= Donald J. Harreld =

American historian

Donald James Harreld is a former professor of history with a dual appointment in European studies at Brigham Young University (BYU).

Harreld specialized in the early modern history of the Netherlands. He was also the executive director of the Sixteenth Century Society and Conference from 2008 to 2018. Harreld teaches a course for The Teaching Company on economic history. Harreld holds undergraduate and master's degrees and a Ph.D. from the University of Minnesota.
After his early retirement from BYU, Harreld was vice president for the Education Practice Area of the Fedcap Group, a New York City-based international non profit organization.
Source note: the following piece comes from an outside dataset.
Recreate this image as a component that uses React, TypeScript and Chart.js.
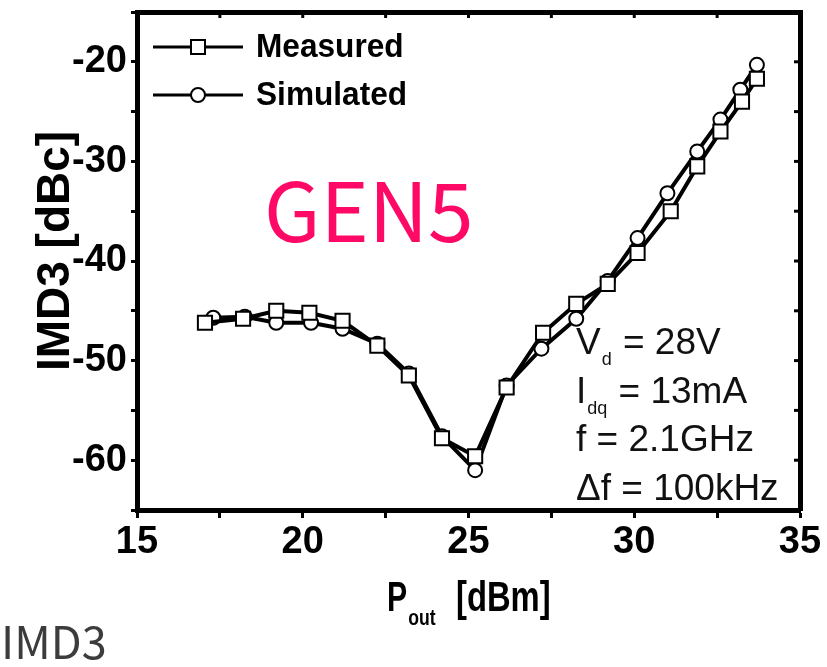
import React, { useEffect, useRef } from "react";
import { Chart, registerables } from "chart.js";

Chart.register(...registerables);

// ---- data ----
const P_MEASURED = [17.05, 18.2, 19.2, 20.2, 21.2, 22.25, 23.2, 24.2, 25.2, 26.15, 27.25, 28.25, 29.2, 30.1, 31.1, 31.9, 32.6, 33.25, 33.7];
const IMD3_MEASURED = [-46.2, -45.8, -45.0, -45.2, -46.0, -48.5, -51.5, -57.8, -59.6, -52.7, -47.2, -44.3, -42.3, -39.2, -35.0, -30.5, -27.0, -24.0, -21.7];
const P_SIMULATED = [17.3, 18.25, 19.2, 20.25, 21.2, 22.25, 23.2, 24.2, 25.2, 26.15, 27.2, 28.25, 29.2, 30.1, 31.0, 31.9, 32.6, 33.2, 33.7];
const IMD3_SIMULATED = [-45.7, -45.6, -46.2, -46.2, -46.8, -48.3, -51.3, -57.6, -61.0, -52.5, -48.8, -45.8, -42.0, -37.7, -33.2, -29.0, -25.8, -22.8, -20.3];

const X_TICK_LABELS = [15, 20, 25, 30, 35];
const Y_TICK_LABELS = [-20, -30, -40, -50, -60];
const SERIES_NAMES = ["Measured", "Simulated"];
const PARAM_LINES = [
  { main: "V", sub: "d", rest: " = 28V" },
  { main: "I", sub: "dq", rest: " = 13mA" },
  { main: "f = 2.1GHz", sub: "", rest: "" },
  { main: "\u0394f = 100kHz", sub: "", rest: "" },
];
const WATERMARK = "GEN5";
const CAPTION = "IMD3";
const X_TITLE = { main: "P", sub: "out", rest: "[dBm]" };
const Y_TITLE = "IMD3 [dBc]";

const SANS = '"Liberation Sans", Arial, Helvetica, sans-serif';
const CJK = '"Noto Sans CJK SC", "Noto Sans", sans-serif';

const W = 827;
const H = 667;

function condensedText(ctx: CanvasRenderingContext2D, text: string, x: number, y: number, sx: number) {
  ctx.save();
  ctx.translate(x, y);
  ctx.scale(sx, 1);
  ctx.fillText(text, 0, 0);
  ctx.restore();
  return ctx.measureText(text).width * sx;
}

const annotatePlugin = {
  id: "annotate",
  afterDraw(chart: any) {
    const ctx = chart.ctx as CanvasRenderingContext2D;
    const xs = chart.scales.x;
    const ys = chart.scales.y;
    const { top, right } = chart.chartArea;
    ctx.save();

    // inward ticks on top and right frame
    ctx.strokeStyle = "#000";
    ctx.lineWidth = 3;
    for (let v = 15; v <= 35.001; v += 2.5) {
      const px = xs.getPixelForValue(v);
      ctx.beginPath();
      ctx.moveTo(px, top);
      ctx.lineTo(px, top + 6);
      ctx.stroke();
    }
    for (let v = -65; v <= -14.999; v += 5) {
      const py = ys.getPixelForValue(v);
      ctx.beginPath();
      ctx.moveTo(right - 6, py);
      ctx.lineTo(right, py);
      ctx.stroke();
    }

    // legend
    const legendRows = [
      { y: 47, style: "rect", textY: 57 },
      { y: 95, style: "circle", textY: 105 },
    ];
    ctx.textBaseline = "alphabetic";
    ctx.textAlign = "left";
    legendRows.forEach((row, i) => {
      ctx.strokeStyle = "#000";
      ctx.lineWidth = 3;
      ctx.beginPath();
      ctx.moveTo(153, row.y);
      ctx.lineTo(243, row.y);
      ctx.stroke();
      ctx.fillStyle = "#fff";
      ctx.lineWidth = 2;
      ctx.beginPath();
      if (row.style === "rect") ctx.rect(191, row.y - 7, 14, 14);
      else ctx.arc(198, row.y, 7, 0, Math.PI * 2);
      ctx.fill();
      ctx.stroke();
      ctx.fillStyle = "#000";
      ctx.font = `bold 34px ${SANS}`;
      condensedText(ctx, SERIES_NAMES[i], 256, row.textY, 0.93);
    });

    // parameter block
    const baselines = [354, 403, 451, 500];
    PARAM_LINES.forEach((ln, i) => {
      let x = 576;
      const b = baselines[i];
      ctx.fillStyle = "#111";
      ctx.font = `37px ${SANS}`;
      ctx.fillText(ln.main, x, b);
      x += ctx.measureText(ln.main).width;
      if (ln.sub) {
        ctx.font = `18px ${SANS}`;
        ctx.fillText(ln.sub, x + 1, b + 11);
        x += ctx.measureText(ln.sub).width + 2;
        ctx.font = `37px ${SANS}`;
        ctx.fillText(ln.rest, x, b);
      }
    });

    // x title with subscript
    ctx.fillStyle = "#000";
    ctx.font = `bold 42px ${SANS}`;
    let tx = 387;
    tx += condensedText(ctx, X_TITLE.main, tx, 611, 0.72);
    ctx.font = `bold 22px ${SANS}`;
    condensedText(ctx, X_TITLE.sub, tx + 1, 625, 0.8);
    ctx.font = `bold 42px ${SANS}`;
    condensedText(ctx, X_TITLE.rest, 456, 611, 0.78);

    // y title rotated
    ctx.save();
    ctx.translate(69, 251);
    ctx.rotate(-Math.PI / 2);
    ctx.font = `bold 46px ${SANS}`;
    ctx.textAlign = "center";
    ctx.fillText(Y_TITLE, 0, 0);
    ctx.restore();

    // watermark
    ctx.fillStyle = "#fe0a66";
    ctx.font = `82px ${CJK}`;
    ctx.textAlign = "left";
    ctx.fillText(WATERMARK, 264, 242);

    // caption
    ctx.fillStyle = "#3c3c3c";
    ctx.font = `45px ${CJK}`;
    ctx.fillText(CAPTION, 1, 659);

    ctx.restore();
  },
};

export default function App() {
  const ref = useRef<HTMLCanvasElement>(null);

  useEffect(() => {
    const prevMargin = document.body.style.margin;
    document.body.style.margin = "0";
    const canvas = ref.current!;
    const measured = P_MEASURED.map((x, i) => ({ x, y: IMD3_MEASURED[i] }));
    const simulated = P_SIMULATED.map((x, i) => ({ x, y: IMD3_SIMULATED[i] }));

    const frame = { display: true, color: "#000", width: 5 };
    const tickFontBold = { family: SANS, size: 38, weight: "bold" as const };

    const chart = new Chart(canvas, {
      type: "line",
      data: {
        datasets: [
          {
            label: SERIES_NAMES[0],
            data: measured,
            borderColor: "#000",
            borderWidth: 4,
            pointStyle: "rect",
            pointRadius: 10,
            pointBorderWidth: 2,
            pointBackgroundColor: "#fff",
            pointBorderColor: "#000",
            tension: 0,
          },
          {
            label: SERIES_NAMES[1],
            data: simulated,
            borderColor: "#000",
            borderWidth: 4,
            pointStyle: "circle",
            pointRadius: 7,
            pointBorderWidth: 2,
            pointBackgroundColor: "#fff",
            pointBorderColor: "#000",
            tension: 0,
          },
        ],
      },
      options: {
        responsive: false,
        animation: false,
        devicePixelRatio: 1,
        layout: { padding: 0 },
        plugins: { legend: { display: false }, tooltip: { enabled: false } },
        scales: {
          x: {
            type: "linear",
            position: "bottom",
            min: 15,
            max: 35,
            ticks: {
              stepSize: 2.5,
              autoSkip: false,
              maxRotation: 0,
              padding: 2,
              color: "#000",
              font: tickFontBold,
              callback: (v: any) => (X_TICK_LABELS.includes(Number(v)) ? String(v) : ""),
            },
            grid: {
              drawOnChartArea: false,
              drawTicks: true,
              tickLength: 8,
              tickWidth: 3,
              tickColor: "#000",
            },
            border: frame,
            afterFit: (s: any) => {
              s.height = 157;
              s.paddingLeft = 0;
              s.paddingRight = 0;
            },
          },
          x2: {
            type: "linear",
            position: "top",
            min: 15,
            max: 35,
            ticks: { display: false },
            grid: { drawOnChartArea: false, drawTicks: false },
            border: frame,
            afterFit: (s: any) => {
              s.height = 10;
              s.paddingLeft = 0;
              s.paddingRight = 0;
            },
          },
          y: {
            type: "linear",
            position: "left",
            min: -65,
            max: -15,
            ticks: {
              stepSize: 5,
              autoSkip: false,
              padding: 4,
              color: "#000",
              font: tickFontBold,
              callback: (v: any) => (Y_TICK_LABELS.includes(Number(v)) ? String(v) : ""),
            },
            grid: {
              drawOnChartArea: false,
              drawTicks: true,
              tickLength: 6,
              tickWidth: 3,
              tickColor: "#000",
            },
            border: frame,
            afterFit: (s: any) => {
              s.width = 137;
              s.paddingTop = 0;
              s.paddingBottom = 0;
            },
          },
          y2: {
            type: "linear",
            position: "right",
            min: -65,
            max: -15,
            ticks: { display: false },
            grid: { drawOnChartArea: false, drawTicks: false },
            border: frame,
            afterFit: (s: any) => {
              s.width = 27;
              s.paddingTop = 0;
              s.paddingBottom = 0;
            },
          },
        },
      },
      plugins: [annotatePlugin],
    });

    return () => {
      chart.destroy();
      document.body.style.margin = prevMargin;
    };
  }, []);

  return (
    <div style={{ position: "absolute", left: 0, top: 0, width: W, height: H, background: "#fff" }}>
      <canvas ref={ref} width={W} height={H} style={{ display: "block" }} />
    </div>
  );
}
He separated from Fedcap in 2021.

==Publications==
- "Atlantic Sugar and Atwerper's Trade with Germany in the Sixteenth Century" in Journal of Early Modern History Vol. 7 (2003) no. 1–2, p. 148–63.
- "Trading Places: The Public and Private Spaces of Merchants in Sixteenth-Century Antwerp" in Journal of Urban History Vol. 29 (2003), issue 6, p. 657–69.
- High Germans in the Low Countries: German Merchants and Commerce in Golden Age Antwerp. (Leiden: Brill Publishers, 2004).
- "'How Great the Enterprise, How Glorious the Deed': Seventeenth Century Dutch Circumnavigation as Useful Myths" in Laura Cruz and Willem Frijhoff, ed., Myth in History, History in Myths.